Why Consider WAL Mode?
WAL mode offers several potential benefits:
| Benefit | Description |
|---|---|
| Better concurrency | Readers don't block writers, writers don't block readers |
| Faster writes | Writes are sequential to WAL file |
| Fewer fsync calls | Better performance, especially on slower disks |
| Read performance | Readers see consistent snapshots without locking |
| Persistent mode | Setting persists across database close/reopen |
Potential Drawbacks
| Drawback | Mitigation |
|---|---|
| Three files instead of one | .backup command handles this automatically |
| Shared memory requirement | Not an issue (not using NFS) |
| WAL file can grow large | Regular checkpointing (automatic) |
| Checkpoint starvation | Monitor WAL file size, ensure reader gaps |
Proposed Experiment
Phase 1: Baseline Metrics
Before making any changes, collect baseline metrics from Grafana:
- Request latency (announce, scrape)
- Requests per second
- Database operation timing (if available)

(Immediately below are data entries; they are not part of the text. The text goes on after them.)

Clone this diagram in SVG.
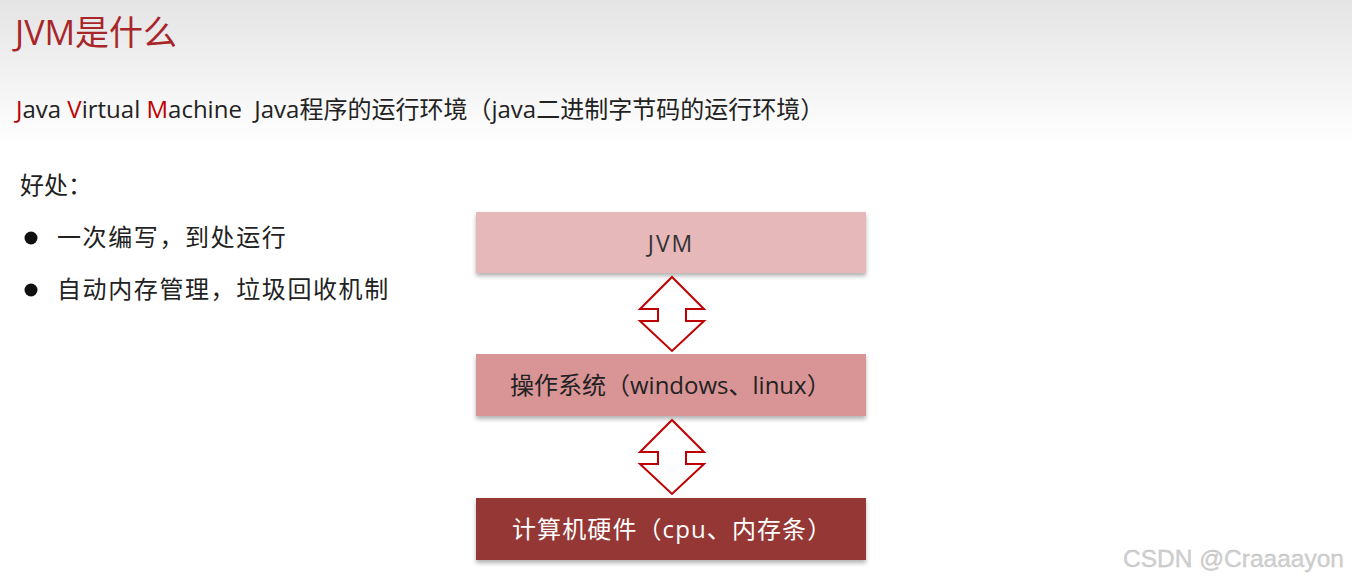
<svg xmlns="http://www.w3.org/2000/svg" width="1352" height="583" viewBox="0 0 1352 583">
<defs>
<linearGradient id="bg" x1="0" y1="0" x2="0" y2="1">
<stop offset="0" stop-color="#e4e4e4"/>
<stop offset="0.25" stop-color="#ffffff"/>
<stop offset="1" stop-color="#ffffff"/>
</linearGradient>
<filter id="sh" x="-5%" y="-10%" width="110%" height="130%">
<feDropShadow dx="0" dy="3" stdDeviation="2" flood-color="#000" flood-opacity="0.3"/>
</filter>
</defs>
<style>
text{font-family:"Open Sans","Noto Sans CJK SC","Noto Sans",sans-serif;white-space:pre;}
.body{font-size:24px;fill:#222;}
.red{fill:#c00000;}
.arrow{fill:#fff;stroke:#c00000;stroke-width:2;stroke-linejoin:miter;}
</style>
<rect x="0" y="0" width="1352" height="583" fill="url(#bg)"/>
<text x="15" y="45" style="font-size:34px;fill:#a8262a">JVM是什么</text>
<text x="16" y="118" class="body" xml:space="preserve"><tspan class="red">J</tspan>ava <tspan class="red">V</tspan>irtual <tspan class="red">M</tspan>achine  Java程序的运行环境（java二进制字节码的运行环境）</text>
<text x="20" y="194" class="body">好处：</text>
<circle cx="31" cy="238" r="6.5" fill="#111"/>
<text x="57" y="246" class="body" style="letter-spacing:1.6px">一次编写，到处运行</text>
<circle cx="31" cy="290" r="6.5" fill="#111"/>
<text x="57" y="298" class="body" style="letter-spacing:1.6px">自动内存管理，垃圾回收机制</text>
<g id="jvm">
<rect x="476" y="212" width="390" height="61" fill="#e6b8b9" filter="url(#sh)"/>
<text x="671" y="252" text-anchor="middle" style="font-size:23px;fill:#333;letter-spacing:2px">JVM</text>
</g>
<g id="os">
<rect x="476" y="354" width="390" height="62" fill="#d99596" filter="url(#sh)"/>
<text x="510" y="394" class="body">操作系统（windows、linux）</text>
</g>
<g id="hw">
<rect x="476" y="498" width="390" height="62" fill="#953735" filter="url(#sh)"/>
<text x="512" y="538" style="font-size:24px;fill:#fff;letter-spacing:1.1px">计算机硬件（cpu、内存条）</text>
</g>
<g id="connectors">
<path class="arrow" d="M672,277 L704,309 L686,309 L686,321 L704,321 L672,351 L640,321 L658,321 L658,309 L640,309 Z"/>
<path class="arrow" d="M672,420 L704,452 L686,452 L686,464 L704,464 L672,494 L640,464 L658,464 L658,452 L640,452 Z"/>
</g>
<text x="1123" y="567" style="font-family:'Liberation Sans',sans-serif;font-size:24.5px;fill:#d0d0d0;stroke:#bbb;stroke-width:0.3">CSDN @Craaaayon</text>
</svg>
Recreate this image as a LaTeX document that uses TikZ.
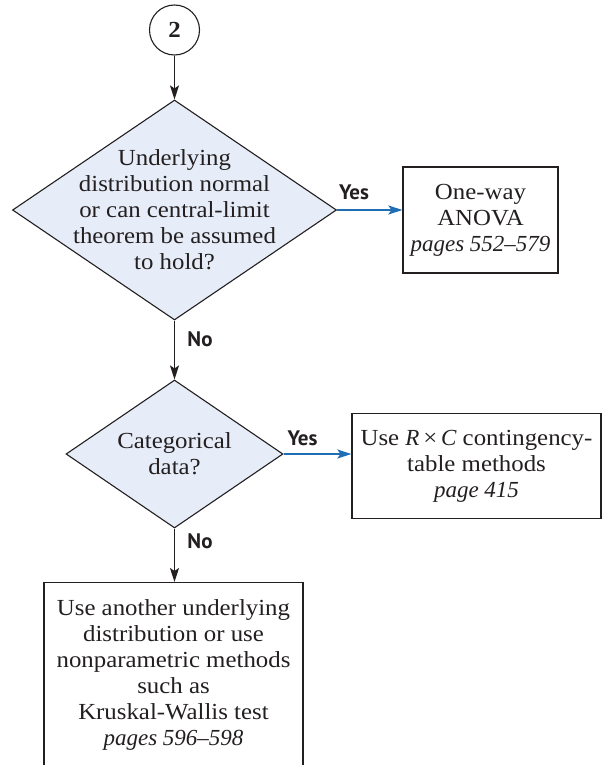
\documentclass[tikz,border=0pt]{standalone}
\usepackage{fontspec}
\setmainfont[FakeStretch=1.08]{Liberation Serif}
\newfontfamily\itpages{Liberation Serif}
\newcommand{\pg}[1]{{\itpages\itshape #1}}
\newfontfamily\lblfont{PT Sans}
\usetikzlibrary{shapes.geometric,arrows.meta}
\definecolor{dfill}{HTML}{E6EDF8}
\definecolor{yesblue}{HTML}{1F6DB5}
\definecolor{ink}{HTML}{231F20}
\begin{document}
\begin{tikzpicture}[x=1pt,y=-1pt,
  dia/.style={diamond, draw=ink, fill=dfill, line width=1.1pt, inner sep=0pt},
  box/.style={draw=ink, line width=1.2pt, inner sep=0pt, align=center},
  txt/.style={font=\fontsize{23}{26}\selectfont, text=ink, align=center},
  lbl/.style={font=\lblfont\bfseries\fontsize{21}{24}\selectfont, text=ink},
  arr/.style={draw=ink, line width=1.6pt, -{Stealth[length=14pt,width=9pt,inset=3pt]}},
  yesarr/.style={draw=yesblue, line width=2pt, -{Stealth[length=14pt,width=9pt,inset=3pt]}}]
\useasboundingbox (0,0) rectangle (602,765);
\node[circle, draw=ink, line width=1.1pt, minimum size=50pt, inner sep=0pt, text=ink, font=\bfseries\fontsize{23}{26}\selectfont] (start) at (174.5,30) {2};
\node[dia, minimum width=324pt, minimum height=220pt] (d1) at (174.5,210) {};
\node[txt] (d1t) at (174.5,210) {Underlying\\distribution normal\\or can central-limit\\theorem be assumed\\to hold?};
\node[box, txt, minimum width=155pt, minimum height=106pt] (b1) at (480.5,220) {One-way\\ANOVA\\\pg{pages 552–579}};
\node[dia, minimum width=217pt, minimum height=148pt] (d2) at (174.5,454) {};
\node[txt] (d2t) at (174.5,454) {Categorical\\data?};
\node[box, txt, minimum width=249pt, minimum height=105pt] (b2) at (476.5,466) {Use \pg{R}\,×\,\pg{C} contingency-\\table methods\\\pg{page 415}};
\node[box, minimum width=259pt, minimum height=220pt, anchor=north] (b3) at (173.5,582) {};
\node[txt] (b3t) at (173.5,675) {Use another underlying\\distribution or use\\nonparametric methods\\such as\\Kruskal-Wallis test\\\pg{pages 596–598}};
\draw[arr] (start.south) -- (d1.north);
\draw[yesarr] (d1.east) -- (d1.east -| b1.west);
\node[lbl, anchor=base] (yes1) at (354,199) {Yes};
\draw[arr] (d1.south) -- (d2.north);
\node[lbl, anchor=base] (no1) at (200,346) {No};
\draw[yesarr] (d2.east) -- (d2.east -| b2.west);
\node[lbl, anchor=base] (yes2) at (302.5,445) {Yes};
\draw[arr] (d2.south) -- (d2.south |- b3.north);
\node[lbl, anchor=base] (no2) at (200,548) {No};
\end{tikzpicture}
\end{document}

- Resource usage (CPU, memory, disk I/O)
Phase 2: Switch to WAL Mode
# Stop the tracker (or during maintenance window)
sqlite3 /path/to/sqlite3.db "PRAGMA journal_mode=WAL;"
# Restart the trackerNote: WAL mode is persistent - it stays active across database close/reopen. You can switch back anytime with PRAGMA journal_mode=DELETE;
Phase 3: Collect Comparison Metrics
After running in WAL mode for a representative period (e.g., 1 week):
- Compare the same metrics from Phase 1
- Document any observed differences
- Note any issues or unexpected behavior
- Monitor WAL file size for checkpoint starvation
Phase 4: Decision
Based on the data:
- If performance improves: Keep WAL mode
- If no significant change: Keep WAL mode (still safer for concurrent access)
- If issues arise: Revert to delete mode
Expected Outcome
Document the measured performance difference (if any) between delete and WAL modes in a real production environment. This data will inform:
- Whether to recommend WAL mode for Torrust Tracker deployments
- Default settings in the Torrust Tracker Deployer project
Context
This issue is part of backup strategy research for the Torrust Tracker Deployer project. The Live Demo serves as a production lab to validate improvements before applying them more broadly.
Research documentation: torrust/torrust-tracker-deployer#310